Written instruction >> Can all of these lines be returned exactly?

Start Data

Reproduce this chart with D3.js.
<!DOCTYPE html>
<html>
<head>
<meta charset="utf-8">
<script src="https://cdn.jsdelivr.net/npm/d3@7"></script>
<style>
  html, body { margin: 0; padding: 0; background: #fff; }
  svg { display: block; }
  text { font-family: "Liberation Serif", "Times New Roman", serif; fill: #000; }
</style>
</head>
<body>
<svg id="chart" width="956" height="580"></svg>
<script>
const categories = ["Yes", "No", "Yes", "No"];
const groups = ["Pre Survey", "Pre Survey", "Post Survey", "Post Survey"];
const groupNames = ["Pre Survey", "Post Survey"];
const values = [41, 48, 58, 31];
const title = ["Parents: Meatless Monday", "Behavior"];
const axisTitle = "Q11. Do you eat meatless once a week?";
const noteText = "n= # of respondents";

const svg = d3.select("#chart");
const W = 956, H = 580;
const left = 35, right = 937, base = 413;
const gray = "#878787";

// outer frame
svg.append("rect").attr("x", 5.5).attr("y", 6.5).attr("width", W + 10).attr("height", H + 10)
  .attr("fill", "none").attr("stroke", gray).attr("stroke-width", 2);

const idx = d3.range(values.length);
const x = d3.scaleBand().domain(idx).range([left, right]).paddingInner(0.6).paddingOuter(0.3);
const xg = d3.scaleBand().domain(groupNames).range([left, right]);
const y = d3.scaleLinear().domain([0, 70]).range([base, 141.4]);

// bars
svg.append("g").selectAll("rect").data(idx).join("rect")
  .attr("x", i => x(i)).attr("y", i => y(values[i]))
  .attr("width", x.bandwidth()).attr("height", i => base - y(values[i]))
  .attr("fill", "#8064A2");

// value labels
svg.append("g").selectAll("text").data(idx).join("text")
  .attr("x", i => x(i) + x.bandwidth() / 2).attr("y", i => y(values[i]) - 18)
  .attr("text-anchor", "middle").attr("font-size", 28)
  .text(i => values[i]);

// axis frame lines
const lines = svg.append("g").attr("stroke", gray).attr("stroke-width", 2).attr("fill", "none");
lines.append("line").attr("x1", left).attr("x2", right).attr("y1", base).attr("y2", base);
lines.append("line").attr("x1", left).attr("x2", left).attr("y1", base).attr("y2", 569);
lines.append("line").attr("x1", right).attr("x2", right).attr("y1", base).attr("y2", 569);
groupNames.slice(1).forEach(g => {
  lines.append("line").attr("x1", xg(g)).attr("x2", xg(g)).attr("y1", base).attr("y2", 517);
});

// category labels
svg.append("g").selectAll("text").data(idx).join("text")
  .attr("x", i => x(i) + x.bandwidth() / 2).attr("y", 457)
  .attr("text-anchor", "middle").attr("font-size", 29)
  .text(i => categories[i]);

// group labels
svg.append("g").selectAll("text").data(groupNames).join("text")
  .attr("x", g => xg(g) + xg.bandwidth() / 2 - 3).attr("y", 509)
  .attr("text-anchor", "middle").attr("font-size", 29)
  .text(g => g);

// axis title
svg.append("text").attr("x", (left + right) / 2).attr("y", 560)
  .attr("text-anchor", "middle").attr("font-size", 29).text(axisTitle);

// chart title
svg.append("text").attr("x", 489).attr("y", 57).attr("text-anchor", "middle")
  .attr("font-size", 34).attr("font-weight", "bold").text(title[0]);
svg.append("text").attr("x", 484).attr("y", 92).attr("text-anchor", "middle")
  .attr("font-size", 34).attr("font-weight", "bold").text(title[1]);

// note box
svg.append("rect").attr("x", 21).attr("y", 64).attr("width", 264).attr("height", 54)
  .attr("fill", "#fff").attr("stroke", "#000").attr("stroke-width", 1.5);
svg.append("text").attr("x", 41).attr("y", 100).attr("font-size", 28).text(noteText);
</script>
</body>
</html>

End Data

Answer to the problem >>
Reproduce this chart with D3.js.
<!DOCTYPE html>
<html>
<head>
<meta charset="utf-8">
<script src="https://cdn.jsdelivr.net/npm/d3@7"></script>
<style>
  html, body { margin: 0; padding: 0; background: #fff; }
  svg { display: block; }
  text { font-family: "Liberation Serif", "Times New Roman", serif; fill: #000; }
</style>
</head>
<body>
<svg id="chart" width="956" height="580"></svg>
<script>
const categories = ["Yes", "No", "Yes", "No"];
const groups = ["Pre Survey", "Pre Survey", "Post Survey", "Post Survey"];
const groupNames = ["Pre Survey", "Post Survey"];
const values = [41, 48, 58, 31];
const title = ["Parents: Meatless Monday", "Behavior"];
const axisTitle = "Q11. Do you eat meatless once a week?";
const noteText = "n= # of respondents";

const svg = d3.select("#chart");
const W = 956, H = 580;
const left = 35, right = 937, base = 413;
const gray = "#878787";

// outer frame
svg.append("rect").attr("x", 5.5).attr("y", 6.5).attr("width", W + 10).attr("height", H + 10)
  .attr("fill", "none").attr("stroke", gray).attr("stroke-width", 2);

const idx = d3.range(values.length);
const x = d3.scaleBand().domain(idx).range([left, right]).paddingInner(0.6).paddingOuter(0.3);
const xg = d3.scaleBand().domain(groupNames).range([left, right]);
const y = d3.scaleLinear().domain([0, 70]).range([base, 141.4]);

// bars
svg.append("g").selectAll("rect").data(idx).join("rect")
  .attr("x", i => x(i)).attr("y", i => y(values[i]))
  .attr("width", x.bandwidth()).attr("height", i => base - y(values[i]))
  .attr("fill", "#8064A2");

// value labels
svg.append("g").selectAll("text").data(idx).join("text")
  .attr("x", i => x(i) + x.bandwidth() / 2).attr("y", i => y(values[i]) - 18)
  .attr("text-anchor", "middle").attr("font-size", 28)
  .text(i => values[i]);

// axis frame lines
const lines = svg.append("g").attr("stroke", gray).attr("stroke-width", 2).attr("fill", "none");
lines.append("line").attr("x1", left).attr("x2", right).attr("y1", base).attr("y2", base);
lines.append("line").attr("x1", left).attr("x2", left).attr("y1", base).attr("y2", 569);
lines.append("line").attr("x1", right).attr("x2", right).attr("y1", base).attr("y2", 569);
groupNames.slice(1).forEach(g => {
  lines.append("line").attr("x1", xg(g)).attr("x2", xg(g)).attr("y1", base).attr("y2", 517);
});

// category labels
svg.append("g").selectAll("text").data(idx).join("text")
  .attr("x", i => x(i) + x.bandwidth() / 2).attr("y", 457)
  .attr("text-anchor", "middle").attr("font-size", 29)
  .text(i => categories[i]);

// group labels
svg.append("g").selectAll("text").data(groupNames).join("text")
  .attr("x", g => xg(g) + xg.bandwidth() / 2 - 3).attr("y", 509)
  .attr("text-anchor", "middle").attr("font-size", 29)
  .text(g => g);

// axis title
svg.append("text").attr("x", (left + right) / 2).attr("y", 560)
  .attr("text-anchor", "middle").attr("font-size", 29).text(axisTitle);

// chart title
svg.append("text").attr("x", 489).attr("y", 57).attr("text-anchor", "middle")
  .attr("font-size", 34).attr("font-weight", "bold").text(title[0]);
svg.append("text").attr("x", 484).attr("y", 92).attr("text-anchor", "middle")
  .attr("font-size", 34).attr("font-weight", "bold").text(title[1]);

// note box
svg.append("rect").attr("x", 21).attr("y", 64).attr("width", 264).attr("height", 54)
  .attr("fill", "#fff").attr("stroke", "#000").attr("stroke-width", 1.5);
svg.append("text").attr("x", 41).attr("y", 100).attr("font-size", 28).text(noteText);
</script>
</body>
</html>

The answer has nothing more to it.